North Dakota (Dakota Territory 1860-1900): Existing and Lost Federal Census Schedules[1][2][3]
Exact Date Population Schedules Veterans/ Pensioners Slave Owners Mortality Agricultural Industrial/ Manufacturers Defective Indian[4]
1940 Apr 1 Public release in 2012 - - - - - - -
1930 Apr 1 Exist - - - - - - -
1920 Jan 1 Exist - - - - - - -
1910 Apr 15 Exist - - - - - - Exist
1900 Jun 1 Exist - - - - - - Exist
1890 Jun 2 Lost Exist - - - - - -
1885 Jun 1 Exist Exist - Exist Exist Exist - -
1880 Jun 1 Exist - - Exist Exist Exist Exist -
1870 Jun 1 Exist - - Lost Lost Lost - -
1860 Jun 1 Exist[5] - - Exist Lost Lost - -
1850 Jun 1 Exist[6] - - Exist Exist Exist - -


Sources and Notes

  1. Anne Bruner Eales, and Robert M Kvasnicka, ed., Guide to Genealogical Research in the National Archives of the United States, 3d ed. (Washington, D.C.: NARA, 2000), 37.
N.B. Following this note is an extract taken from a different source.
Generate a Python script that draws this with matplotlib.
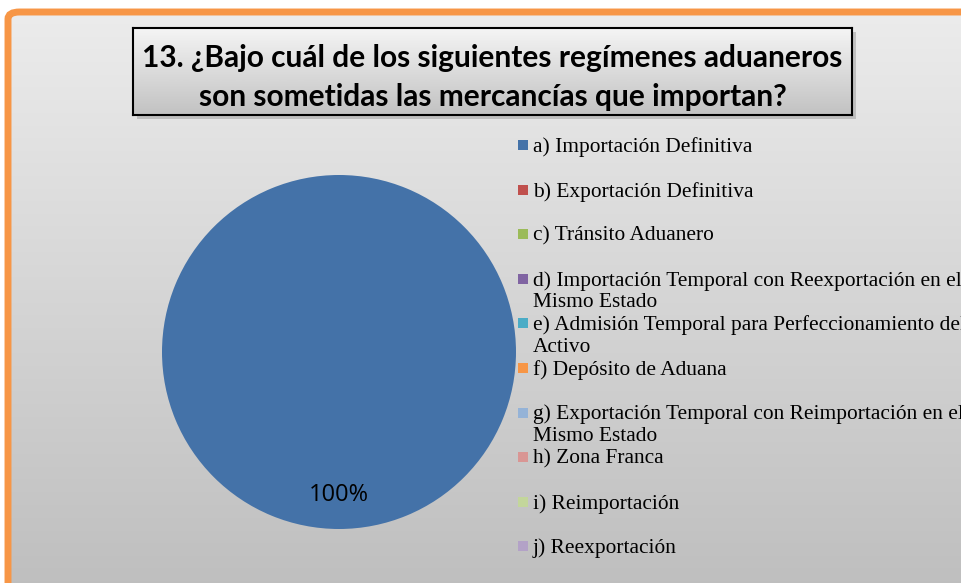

  2. William Thorndale, and William Dollarhide, Map Guide to the U.S. Federal Censuses, 1790-1920 (Baltimore: Genealogical Publishing, 1987), 259-66.
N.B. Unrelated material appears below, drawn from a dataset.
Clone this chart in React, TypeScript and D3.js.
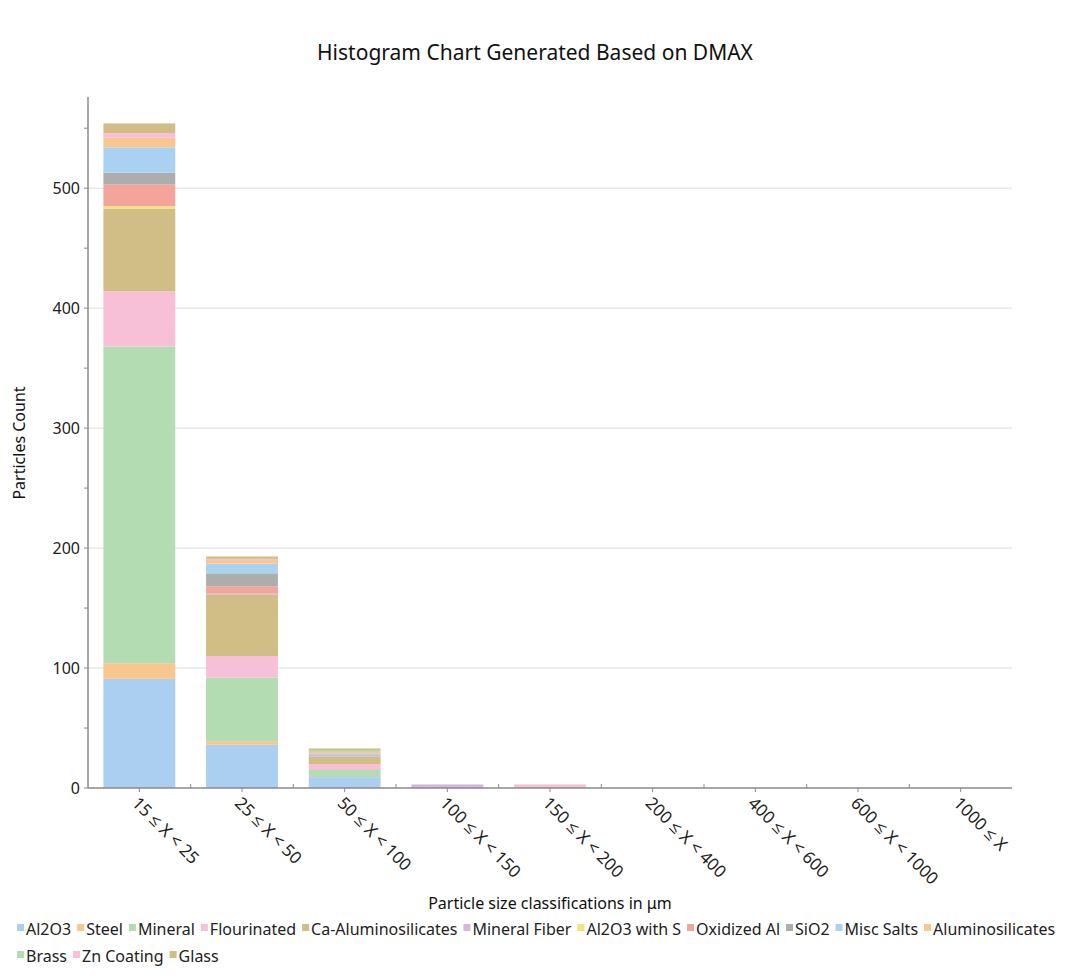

  3. William Dollarhide, The Census Book: A Genealogists Guide to Federal Census Facts, Schedules and Indexes (Bountiful, Utah: Heritage Quest, 1999), 104.
  4. Only for Indian schedules taken along with Federal population schedules.
  5. In 1860 people living in what is now North Dakota were enumerated in the "unorganized" part of the Dakota Territory census population schedules along with people in what is now South Dakota. Those schedules included Fort Clark, Fort Union, Fort William, and Pembina, all in what is now North Dakota. In 1860 land west of the Missouri River technically was part of Nebraska Terrritory, but no locales on the Nebraska Territory census can be identified definitely as being in present-day North Dakota.
  6. In 1850 the only white residents in what is now North Dakota lived in what was then Pembina County, Minnesota Territory.